EXCERPTED DATA
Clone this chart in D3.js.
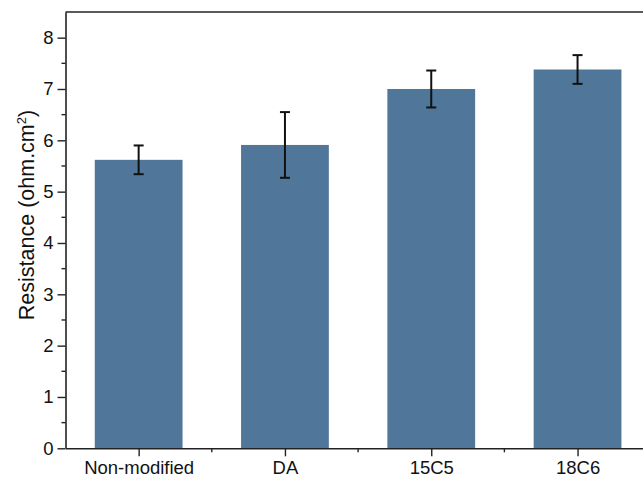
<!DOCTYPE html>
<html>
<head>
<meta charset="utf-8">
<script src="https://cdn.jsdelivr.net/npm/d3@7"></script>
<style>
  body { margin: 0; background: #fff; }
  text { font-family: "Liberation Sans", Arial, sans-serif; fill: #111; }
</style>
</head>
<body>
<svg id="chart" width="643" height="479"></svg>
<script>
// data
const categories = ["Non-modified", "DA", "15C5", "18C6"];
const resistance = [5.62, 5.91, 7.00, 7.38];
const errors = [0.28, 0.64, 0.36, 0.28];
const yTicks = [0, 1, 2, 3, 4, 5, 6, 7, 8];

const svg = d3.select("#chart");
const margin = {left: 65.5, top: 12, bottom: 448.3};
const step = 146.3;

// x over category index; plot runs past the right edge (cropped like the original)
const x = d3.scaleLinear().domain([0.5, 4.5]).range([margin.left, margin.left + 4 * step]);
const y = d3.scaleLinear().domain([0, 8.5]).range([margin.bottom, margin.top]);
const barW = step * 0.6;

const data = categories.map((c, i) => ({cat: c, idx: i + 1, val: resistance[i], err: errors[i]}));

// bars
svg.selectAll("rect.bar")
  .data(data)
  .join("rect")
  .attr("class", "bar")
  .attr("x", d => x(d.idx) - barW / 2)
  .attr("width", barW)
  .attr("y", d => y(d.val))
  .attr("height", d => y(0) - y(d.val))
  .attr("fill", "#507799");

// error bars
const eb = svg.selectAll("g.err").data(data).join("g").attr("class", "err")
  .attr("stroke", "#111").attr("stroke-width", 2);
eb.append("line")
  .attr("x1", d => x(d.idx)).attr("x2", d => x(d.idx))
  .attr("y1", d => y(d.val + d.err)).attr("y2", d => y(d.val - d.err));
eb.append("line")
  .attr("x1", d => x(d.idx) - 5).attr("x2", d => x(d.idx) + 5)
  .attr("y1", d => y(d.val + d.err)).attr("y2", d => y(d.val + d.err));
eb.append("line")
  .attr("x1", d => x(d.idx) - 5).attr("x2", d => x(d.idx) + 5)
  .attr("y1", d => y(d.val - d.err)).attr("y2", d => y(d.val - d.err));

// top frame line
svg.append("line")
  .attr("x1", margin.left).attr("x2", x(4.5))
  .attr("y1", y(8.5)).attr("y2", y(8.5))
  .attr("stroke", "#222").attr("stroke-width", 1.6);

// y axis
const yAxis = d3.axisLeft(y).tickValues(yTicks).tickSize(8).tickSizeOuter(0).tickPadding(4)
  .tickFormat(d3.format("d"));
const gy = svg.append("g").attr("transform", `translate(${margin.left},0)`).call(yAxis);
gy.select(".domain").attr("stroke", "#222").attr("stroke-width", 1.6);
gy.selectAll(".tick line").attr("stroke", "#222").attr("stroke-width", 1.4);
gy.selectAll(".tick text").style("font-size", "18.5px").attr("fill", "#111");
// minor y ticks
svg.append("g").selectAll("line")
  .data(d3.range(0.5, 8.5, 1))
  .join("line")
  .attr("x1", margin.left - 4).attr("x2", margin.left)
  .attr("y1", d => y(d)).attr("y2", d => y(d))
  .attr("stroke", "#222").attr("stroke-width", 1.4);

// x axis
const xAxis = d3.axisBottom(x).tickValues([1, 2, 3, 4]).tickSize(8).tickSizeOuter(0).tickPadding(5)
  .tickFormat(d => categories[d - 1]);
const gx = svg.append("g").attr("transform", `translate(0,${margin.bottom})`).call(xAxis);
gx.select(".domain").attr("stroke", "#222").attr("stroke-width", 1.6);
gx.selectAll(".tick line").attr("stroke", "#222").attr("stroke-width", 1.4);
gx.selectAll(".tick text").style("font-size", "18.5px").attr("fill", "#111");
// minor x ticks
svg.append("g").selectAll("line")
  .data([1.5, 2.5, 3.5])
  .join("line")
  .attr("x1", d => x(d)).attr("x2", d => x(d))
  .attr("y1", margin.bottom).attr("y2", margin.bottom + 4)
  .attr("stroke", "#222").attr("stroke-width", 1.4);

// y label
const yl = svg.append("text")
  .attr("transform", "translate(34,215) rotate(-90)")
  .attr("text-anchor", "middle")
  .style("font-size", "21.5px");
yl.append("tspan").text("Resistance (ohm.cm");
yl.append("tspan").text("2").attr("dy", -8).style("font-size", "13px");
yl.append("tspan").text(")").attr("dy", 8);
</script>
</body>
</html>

* * *

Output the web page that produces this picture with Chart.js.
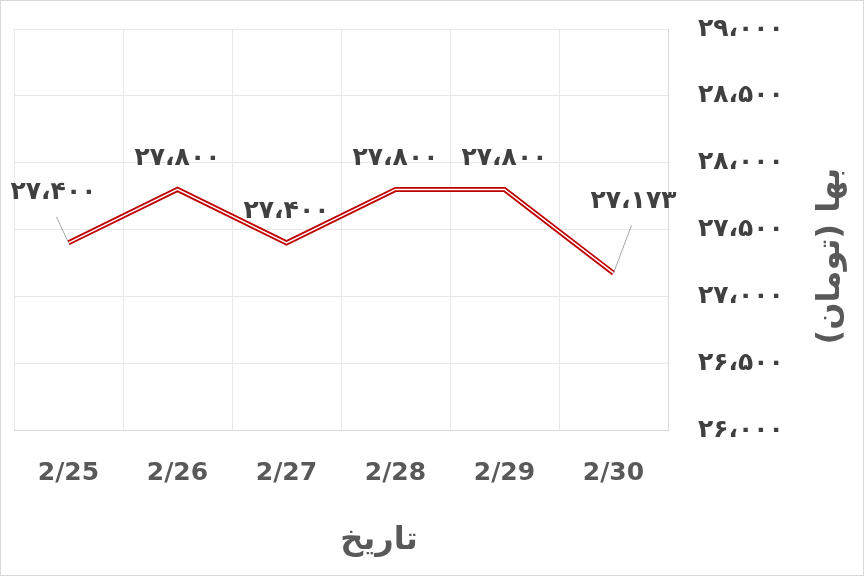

...

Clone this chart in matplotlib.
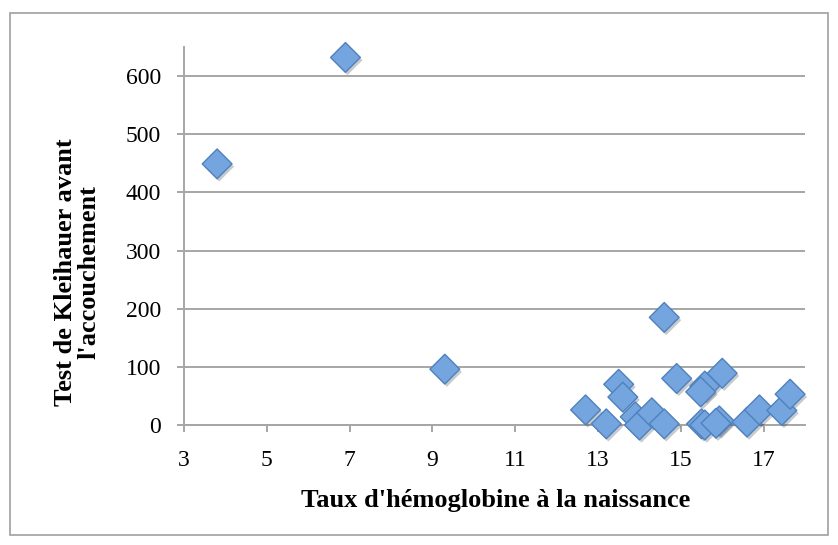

EXERCISE INSTRUCTIONS
Copy out every line of the data that includes the word "Clone".

RESULT
Clone this chart in D3.js.
Clone this chart in matplotlib.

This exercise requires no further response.